Guides & Tools

Engaging External Regulators

When an institution's internal processes are inadequate, biased, or flawed, external regulators are your next line of accountability. This guide shows you who to contact and how to do it strategically.

Why Engage Regulators?

Common myth: Many organisations imply you must exhaust their internal procedures before going external. This is often incorrect. You are not required to wait.

The Strategic Principles

Key Regulators: Who to Contact and When

Data & Privacy

Information Commissioner's Office (ICO)

Data protection breaches, misuse of personal data, UK GDPR violations, and failures to respond to a SAR.

Strategic tip: Frame your complaint to highlight a systemic failure in the organisation's policies — not just a one-off mistake.

Health & Safety

Health and Safety Executive (HSE)

Workplace health and safety, including stress, bullying where it creates a risk to health, and unsafe working conditions.

Strategic tip: Reporting to the HSE frames the issue as a systemic safety failure — not a personal dispute.

Equality & Discrimination

Equality and Human Rights Commission (EHRC)

Serious and systemic discrimination, harassment, and breaches of the Public Sector Equality Duty (PSED). For individual advice, contact the EASS first.

Strategic tip: The EHRC has a high bar. Demonstrate a widespread problem using statistics, policies, or multiple accounts.

Whistleblowing Advice

Protect (Whistleblowing Charity)

Free, confidential advice to individuals who need to report wrongdoing. Not a regulator — an advisory body. Contact them before you act.
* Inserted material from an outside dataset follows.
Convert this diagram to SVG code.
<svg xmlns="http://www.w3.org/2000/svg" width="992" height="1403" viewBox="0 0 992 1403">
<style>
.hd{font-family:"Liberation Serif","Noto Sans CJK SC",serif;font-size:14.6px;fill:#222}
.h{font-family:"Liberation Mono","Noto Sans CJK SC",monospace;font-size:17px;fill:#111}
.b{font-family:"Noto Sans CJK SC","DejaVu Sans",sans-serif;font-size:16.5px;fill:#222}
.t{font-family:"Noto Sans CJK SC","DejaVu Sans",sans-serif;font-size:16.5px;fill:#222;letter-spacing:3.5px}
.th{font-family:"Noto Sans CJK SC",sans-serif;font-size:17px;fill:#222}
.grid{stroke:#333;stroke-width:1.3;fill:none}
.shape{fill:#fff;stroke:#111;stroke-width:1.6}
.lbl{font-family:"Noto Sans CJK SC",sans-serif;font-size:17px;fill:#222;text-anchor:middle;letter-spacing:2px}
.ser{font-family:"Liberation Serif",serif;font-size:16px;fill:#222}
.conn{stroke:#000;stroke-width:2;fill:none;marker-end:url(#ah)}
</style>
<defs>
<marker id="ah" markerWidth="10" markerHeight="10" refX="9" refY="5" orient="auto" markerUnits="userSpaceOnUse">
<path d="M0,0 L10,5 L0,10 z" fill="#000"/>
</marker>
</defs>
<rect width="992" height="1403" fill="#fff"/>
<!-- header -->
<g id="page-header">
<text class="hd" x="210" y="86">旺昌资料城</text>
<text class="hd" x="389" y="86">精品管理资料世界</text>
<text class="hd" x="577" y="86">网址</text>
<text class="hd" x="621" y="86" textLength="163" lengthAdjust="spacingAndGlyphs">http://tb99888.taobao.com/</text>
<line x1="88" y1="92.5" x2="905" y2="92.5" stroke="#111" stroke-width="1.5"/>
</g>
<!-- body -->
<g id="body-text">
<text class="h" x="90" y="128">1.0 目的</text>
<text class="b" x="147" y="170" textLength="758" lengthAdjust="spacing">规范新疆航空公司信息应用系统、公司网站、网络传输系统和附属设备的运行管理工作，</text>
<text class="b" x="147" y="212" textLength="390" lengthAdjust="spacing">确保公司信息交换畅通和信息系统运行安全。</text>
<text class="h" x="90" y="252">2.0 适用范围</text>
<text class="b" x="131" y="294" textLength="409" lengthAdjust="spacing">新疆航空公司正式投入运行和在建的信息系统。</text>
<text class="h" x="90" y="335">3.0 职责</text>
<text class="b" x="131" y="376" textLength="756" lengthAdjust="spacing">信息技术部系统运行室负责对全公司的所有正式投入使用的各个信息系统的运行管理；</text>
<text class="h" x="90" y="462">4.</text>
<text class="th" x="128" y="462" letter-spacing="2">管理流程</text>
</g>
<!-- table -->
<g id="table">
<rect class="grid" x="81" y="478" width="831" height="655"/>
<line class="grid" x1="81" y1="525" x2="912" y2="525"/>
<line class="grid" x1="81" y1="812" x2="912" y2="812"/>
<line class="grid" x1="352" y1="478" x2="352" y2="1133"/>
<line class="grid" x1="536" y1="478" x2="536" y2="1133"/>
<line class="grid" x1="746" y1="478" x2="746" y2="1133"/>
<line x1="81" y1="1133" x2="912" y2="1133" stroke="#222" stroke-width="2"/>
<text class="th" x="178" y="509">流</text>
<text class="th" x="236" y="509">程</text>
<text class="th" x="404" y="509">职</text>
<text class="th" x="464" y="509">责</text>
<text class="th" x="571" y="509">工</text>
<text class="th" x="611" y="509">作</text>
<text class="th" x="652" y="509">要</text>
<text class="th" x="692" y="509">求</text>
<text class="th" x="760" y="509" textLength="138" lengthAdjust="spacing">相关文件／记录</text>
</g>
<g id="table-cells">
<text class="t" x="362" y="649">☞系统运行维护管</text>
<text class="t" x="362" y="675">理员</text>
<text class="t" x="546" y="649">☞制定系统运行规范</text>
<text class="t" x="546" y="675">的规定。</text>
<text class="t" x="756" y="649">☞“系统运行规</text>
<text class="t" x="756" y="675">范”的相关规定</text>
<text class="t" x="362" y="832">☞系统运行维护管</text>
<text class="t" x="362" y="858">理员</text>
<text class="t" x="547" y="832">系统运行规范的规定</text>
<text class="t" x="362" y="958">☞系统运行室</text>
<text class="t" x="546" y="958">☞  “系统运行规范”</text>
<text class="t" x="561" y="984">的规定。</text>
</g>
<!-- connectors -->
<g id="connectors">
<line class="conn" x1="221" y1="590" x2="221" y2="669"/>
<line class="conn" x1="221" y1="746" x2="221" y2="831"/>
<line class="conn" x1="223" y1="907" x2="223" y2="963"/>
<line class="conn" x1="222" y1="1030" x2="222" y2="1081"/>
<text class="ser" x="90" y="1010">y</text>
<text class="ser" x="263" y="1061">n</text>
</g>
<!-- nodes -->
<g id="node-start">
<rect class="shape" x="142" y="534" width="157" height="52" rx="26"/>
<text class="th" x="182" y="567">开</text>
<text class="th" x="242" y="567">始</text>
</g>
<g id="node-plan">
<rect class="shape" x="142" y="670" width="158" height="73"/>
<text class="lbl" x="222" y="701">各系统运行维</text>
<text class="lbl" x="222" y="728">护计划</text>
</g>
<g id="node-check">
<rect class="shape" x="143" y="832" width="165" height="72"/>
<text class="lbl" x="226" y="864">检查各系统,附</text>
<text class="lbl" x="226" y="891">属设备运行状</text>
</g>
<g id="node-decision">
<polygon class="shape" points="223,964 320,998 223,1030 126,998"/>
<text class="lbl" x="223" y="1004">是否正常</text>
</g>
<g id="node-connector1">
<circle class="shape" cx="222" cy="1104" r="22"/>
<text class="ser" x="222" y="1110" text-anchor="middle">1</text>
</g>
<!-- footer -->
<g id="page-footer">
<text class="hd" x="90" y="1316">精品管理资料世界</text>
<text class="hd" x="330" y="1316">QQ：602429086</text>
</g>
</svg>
Strategic tip: Getting advice from Protect before you act is critical to ensuring you are legally protected.

Public Sector Maladministration

PHSO (via your MP)

Investigates maladministration in public services including universities and the NHS. You must be referred by your MP.

Strategic tip: When writing to your MP, focus on procedural unfairness. MPs are more likely to refer cases about flawed processes.

Higher Education

Office for Students (OfS)

Systemic breaches in the HE sector — equality duties, harassment, safeguarding, and failure to follow own policies.

Strategic tip: The OfS rarely investigates individuals. Frame as evidence of institutional failure: "This is an example of a broader failure to..."

Student Complaints (HE)

Office of the Independent Adjudicator (OIA)

Final stage for student complaints after the internal university process is exhausted. Reviews whether the university followed its own procedures fairly.

Strategic tip: Focus on procedural errors, not academic disagreements. The OIA will not make new academic judgments.

Workplace Pensions

The Pensions Regulator (TPR)

Employer failing to pay correct pension contributions or failing to auto-enrol staff.

Strategic tip: A complaint to the TPR can trigger a formal investigation and significant fines — creating powerful leverage.

How to Build Your Case for a Regulator

1

Create a Chronology

Start with a clear, dated timeline of every key event. This will form the backbone of your submission.

2

Gather Your Evidence

Collect the organisation's own policies, all email correspondence, formal letters, and your own dated notes of meetings and verbal conversations.

3

Use Their Policies Against Them

Directly quote the sections of their own policies that they have violated. Reference the specific legal duties you believe have been breached.

4

Write a Clear Submission

Be concise and factual. Use headings and bullet points. State clearly at the start what the complaint is about and what you want the regulator to do.